Herman belongs to Burke’s gallery of self-satisfied agents of innate and thoroughgoing evil. Each is a piece of damaged goods with his (or her) own particular streak of cruelty and motive. The presence of evil is very real to Dave Robicheaux and his creator, and its manifestations are drawn in gruesome psychological and behavioral detail.

The investigation casts some suspicion on novelist Kermit Abelard, grandson of a fading local patrician, and his very good friend, Robert Weingart, an ex-con with a best-selling memoir. Dave knows that the Abelard fortune is based in large part on dirty dealings. Kermit, it turns out, is connected to an organization that funded Bernadette’s scholarship – but he at first denies knowing her.

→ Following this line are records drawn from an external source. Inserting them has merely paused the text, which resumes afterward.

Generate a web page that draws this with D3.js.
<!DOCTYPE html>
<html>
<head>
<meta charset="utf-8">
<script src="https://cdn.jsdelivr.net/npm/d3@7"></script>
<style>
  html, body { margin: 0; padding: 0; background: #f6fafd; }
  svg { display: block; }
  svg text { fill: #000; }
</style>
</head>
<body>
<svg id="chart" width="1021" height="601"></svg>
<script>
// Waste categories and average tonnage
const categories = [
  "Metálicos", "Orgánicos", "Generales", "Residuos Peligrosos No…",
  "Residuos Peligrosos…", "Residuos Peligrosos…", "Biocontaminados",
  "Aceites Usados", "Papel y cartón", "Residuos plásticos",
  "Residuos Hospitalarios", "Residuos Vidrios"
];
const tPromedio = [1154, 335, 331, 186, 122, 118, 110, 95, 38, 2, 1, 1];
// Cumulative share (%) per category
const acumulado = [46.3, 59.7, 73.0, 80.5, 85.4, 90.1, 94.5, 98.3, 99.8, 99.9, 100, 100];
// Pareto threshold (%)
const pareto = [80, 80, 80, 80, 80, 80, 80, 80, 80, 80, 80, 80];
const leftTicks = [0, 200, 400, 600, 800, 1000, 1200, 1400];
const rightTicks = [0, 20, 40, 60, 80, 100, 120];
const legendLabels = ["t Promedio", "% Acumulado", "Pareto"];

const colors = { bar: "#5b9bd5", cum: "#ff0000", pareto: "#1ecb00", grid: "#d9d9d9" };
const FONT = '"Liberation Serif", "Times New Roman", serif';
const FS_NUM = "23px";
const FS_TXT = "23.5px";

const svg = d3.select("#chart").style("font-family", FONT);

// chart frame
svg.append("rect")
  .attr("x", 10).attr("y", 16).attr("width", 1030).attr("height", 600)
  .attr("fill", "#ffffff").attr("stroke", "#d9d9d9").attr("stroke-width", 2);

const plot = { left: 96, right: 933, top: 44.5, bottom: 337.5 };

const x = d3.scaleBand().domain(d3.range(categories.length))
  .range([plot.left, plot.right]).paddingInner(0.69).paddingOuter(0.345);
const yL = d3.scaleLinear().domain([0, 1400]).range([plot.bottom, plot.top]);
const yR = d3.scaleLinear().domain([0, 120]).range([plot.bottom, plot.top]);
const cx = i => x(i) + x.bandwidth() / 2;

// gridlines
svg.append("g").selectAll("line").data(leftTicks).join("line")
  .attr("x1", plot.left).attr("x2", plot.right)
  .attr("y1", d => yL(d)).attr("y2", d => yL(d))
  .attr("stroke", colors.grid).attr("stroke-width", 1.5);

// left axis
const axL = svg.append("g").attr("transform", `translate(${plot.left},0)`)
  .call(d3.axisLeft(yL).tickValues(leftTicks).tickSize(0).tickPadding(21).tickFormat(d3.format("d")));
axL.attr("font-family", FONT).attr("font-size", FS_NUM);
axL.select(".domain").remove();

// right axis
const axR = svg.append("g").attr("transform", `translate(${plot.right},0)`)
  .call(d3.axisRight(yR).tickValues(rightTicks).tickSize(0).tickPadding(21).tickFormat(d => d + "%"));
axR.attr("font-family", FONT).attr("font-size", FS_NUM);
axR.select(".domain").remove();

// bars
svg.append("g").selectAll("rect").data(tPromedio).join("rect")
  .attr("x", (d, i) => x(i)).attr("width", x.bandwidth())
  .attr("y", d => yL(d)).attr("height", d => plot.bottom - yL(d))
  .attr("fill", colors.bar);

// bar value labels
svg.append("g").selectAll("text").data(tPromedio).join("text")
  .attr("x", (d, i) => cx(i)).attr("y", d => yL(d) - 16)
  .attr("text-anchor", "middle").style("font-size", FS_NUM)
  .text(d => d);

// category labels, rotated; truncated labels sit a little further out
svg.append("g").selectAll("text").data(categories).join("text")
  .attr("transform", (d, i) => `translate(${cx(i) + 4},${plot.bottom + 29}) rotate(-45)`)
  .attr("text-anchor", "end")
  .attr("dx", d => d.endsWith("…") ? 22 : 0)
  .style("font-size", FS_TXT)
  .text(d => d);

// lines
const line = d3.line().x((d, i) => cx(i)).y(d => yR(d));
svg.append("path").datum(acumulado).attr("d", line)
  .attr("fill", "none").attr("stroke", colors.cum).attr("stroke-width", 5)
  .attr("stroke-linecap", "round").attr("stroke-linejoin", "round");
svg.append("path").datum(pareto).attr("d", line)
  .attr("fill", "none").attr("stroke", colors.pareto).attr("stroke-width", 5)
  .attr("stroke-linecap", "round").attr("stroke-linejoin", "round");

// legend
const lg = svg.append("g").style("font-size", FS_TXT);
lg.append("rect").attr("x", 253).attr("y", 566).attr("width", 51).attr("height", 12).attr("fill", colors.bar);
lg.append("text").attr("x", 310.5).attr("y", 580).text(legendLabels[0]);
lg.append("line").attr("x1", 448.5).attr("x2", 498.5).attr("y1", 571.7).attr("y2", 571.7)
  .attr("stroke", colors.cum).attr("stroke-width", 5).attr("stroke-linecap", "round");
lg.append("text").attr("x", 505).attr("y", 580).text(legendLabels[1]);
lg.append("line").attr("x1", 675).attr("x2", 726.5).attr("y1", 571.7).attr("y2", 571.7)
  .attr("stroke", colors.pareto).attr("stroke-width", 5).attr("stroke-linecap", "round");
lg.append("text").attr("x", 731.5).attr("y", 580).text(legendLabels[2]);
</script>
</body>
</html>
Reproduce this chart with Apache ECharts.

An additional, yet emotionally explosive, complication is the fact that Dave’s daughter Alafair, a law student and aspiring novelist, has been drawn into Kermit’s orbit. The relationship has become quite close, and Dave is extremely worried about it. His instincts tell him that Kermit and his ex-con friend are corrupt users in one way or another. It turns out that he’s right, but Alafair takes too long to accept his judgment. Once again, Dave’s family is threatened through the blowback of his job and his way of doing it.

One likely motive for Bernadette’s murder has to do with property she inherited that is desired for a lucrative land deal involving the biofuel industry. The details remain hazy, but the deal smells really bad. As the novel progresses, the investigative broom sweeps in a larger and larger cast of characters, including self-made but shady Layton Blanchet, his gorgeous and malicious wife Carolyn, an unstable female deputy sheriff, and eventually a para-military team of soldiers of fortune.

Early on, Dave’s long time best buddy and freelance investigative partner Clete Purcel is brought into the picture. Readers who have known Clete through the many Robicheaux novels will be thrilled to meet him again in all his beefy, alcoholic splendor. A man for whom violence is as addictive as booze, Clete is still the soul of loyalty. The relationship brings out the best – and sometimes the worst – in both men, now aging figures acutely conscious of time’s passage. Burke’s representation of the tainted seams of American culture that they inhabit and brood upon opens up those cultural strains with remarkable, unrivaled effectiveness.

Brilliantly paced, brimming with memorable characters (some of which can haunt your dreams), intriguingly nuanced, captivating in its sensory detail, and with a challenging moral vision, The Glass Rainbow succeeds on many levels to solidify and even advance James Lee Burke’s already prominent position in contemporary American letters.